[Data items]
┏━━

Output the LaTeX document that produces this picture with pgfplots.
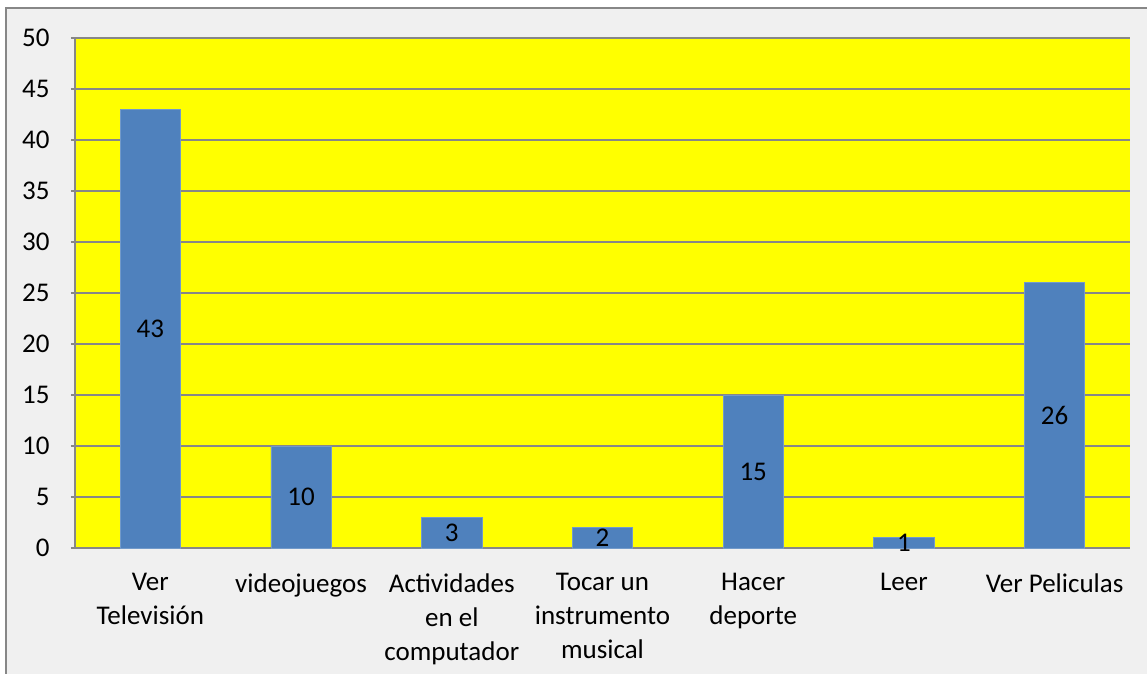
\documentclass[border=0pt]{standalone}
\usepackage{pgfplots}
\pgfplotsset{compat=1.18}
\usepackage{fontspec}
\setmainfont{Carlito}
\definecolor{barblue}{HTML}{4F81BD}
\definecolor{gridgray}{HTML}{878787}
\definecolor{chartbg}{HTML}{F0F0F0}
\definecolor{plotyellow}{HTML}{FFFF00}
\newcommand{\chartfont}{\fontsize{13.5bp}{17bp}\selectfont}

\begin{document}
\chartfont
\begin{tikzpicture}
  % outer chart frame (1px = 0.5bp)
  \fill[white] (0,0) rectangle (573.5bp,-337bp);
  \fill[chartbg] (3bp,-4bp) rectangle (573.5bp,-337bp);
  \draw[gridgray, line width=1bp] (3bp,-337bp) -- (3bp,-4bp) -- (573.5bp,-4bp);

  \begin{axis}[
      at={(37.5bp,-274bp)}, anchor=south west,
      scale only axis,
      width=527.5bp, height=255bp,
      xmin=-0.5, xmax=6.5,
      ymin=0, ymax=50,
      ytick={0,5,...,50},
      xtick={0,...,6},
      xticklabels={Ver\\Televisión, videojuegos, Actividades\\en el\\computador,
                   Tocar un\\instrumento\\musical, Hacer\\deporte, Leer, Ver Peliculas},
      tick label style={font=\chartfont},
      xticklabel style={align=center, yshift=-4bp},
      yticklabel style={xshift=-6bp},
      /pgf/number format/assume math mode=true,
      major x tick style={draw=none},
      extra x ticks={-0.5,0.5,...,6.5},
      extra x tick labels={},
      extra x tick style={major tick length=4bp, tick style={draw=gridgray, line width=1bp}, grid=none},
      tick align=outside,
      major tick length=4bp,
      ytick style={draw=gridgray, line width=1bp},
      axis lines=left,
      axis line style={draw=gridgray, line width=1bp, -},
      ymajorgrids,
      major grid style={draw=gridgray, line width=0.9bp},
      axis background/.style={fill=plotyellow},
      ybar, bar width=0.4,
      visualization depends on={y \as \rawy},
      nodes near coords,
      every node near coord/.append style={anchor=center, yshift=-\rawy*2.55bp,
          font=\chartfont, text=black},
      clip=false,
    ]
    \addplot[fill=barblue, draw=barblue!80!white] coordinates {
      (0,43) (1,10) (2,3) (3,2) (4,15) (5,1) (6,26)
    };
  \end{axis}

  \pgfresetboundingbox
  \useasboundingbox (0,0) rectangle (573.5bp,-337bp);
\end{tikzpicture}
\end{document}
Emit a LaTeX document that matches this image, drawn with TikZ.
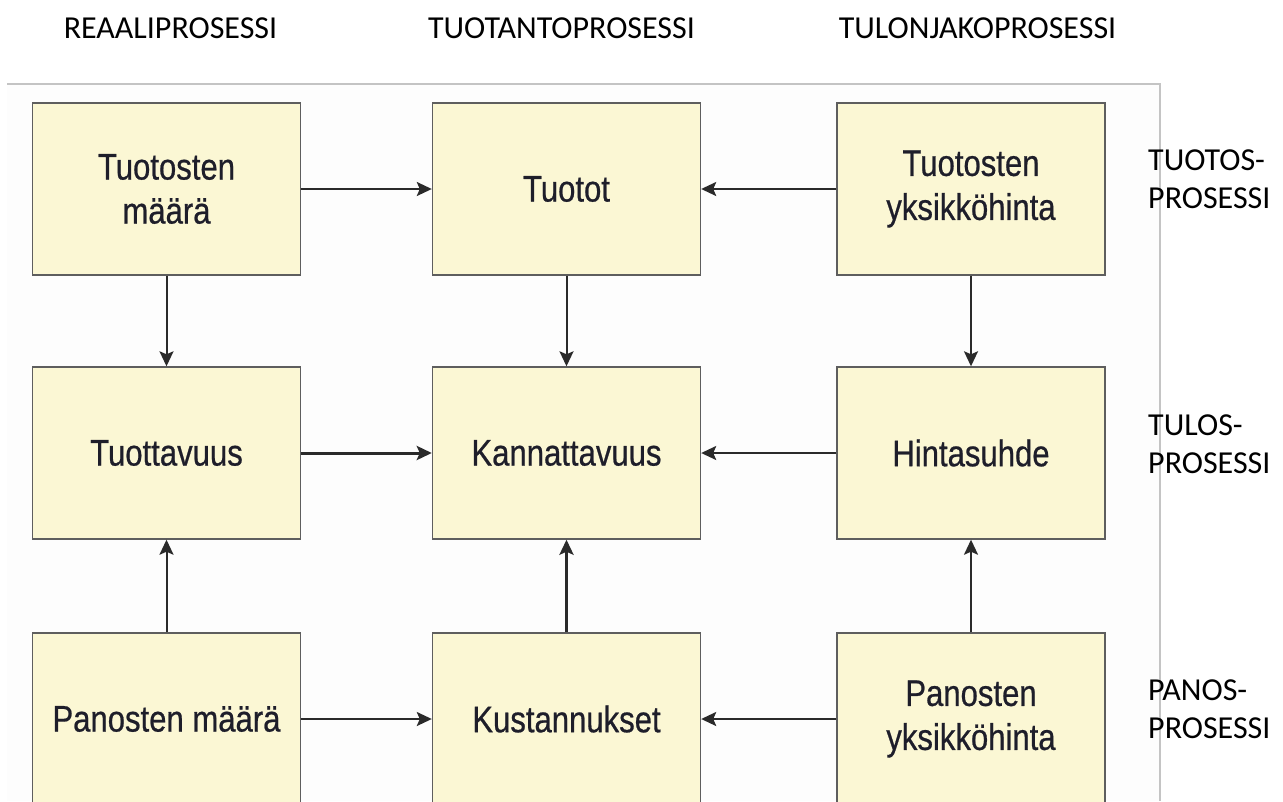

┗━━

» **Stated problem**
Return only the lines running from the top of the data to the line that holds "(3bp,-4bp) -- (573.5bp,-4bp);". Include both of those lines, but skip the pictures.

» **Complete answer**
Output the LaTeX document that produces this picture with pgfplots.
\documentclass[border=0pt]{standalone}
\usepackage{pgfplots}
\pgfplotsset{compat=1.18}
\usepackage{fontspec}
\setmainfont{Carlito}
\definecolor{barblue}{HTML}{4F81BD}
\definecolor{gridgray}{HTML}{878787}
\definecolor{chartbg}{HTML}{F0F0F0}
\definecolor{plotyellow}{HTML}{FFFF00}
\newcommand{\chartfont}{\fontsize{13.5bp}{17bp}\selectfont}

\begin{document}
\chartfont
\begin{tikzpicture}
  % outer chart frame (1px = 0.5bp)
  \fill[white] (0,0) rectangle (573.5bp,-337bp);
  \fill[chartbg] (3bp,-4bp) rectangle (573.5bp,-337bp);
  \draw[gridgray, line width=1bp] (3bp,-337bp) -- (3bp,-4bp) -- (573.5bp,-4bp);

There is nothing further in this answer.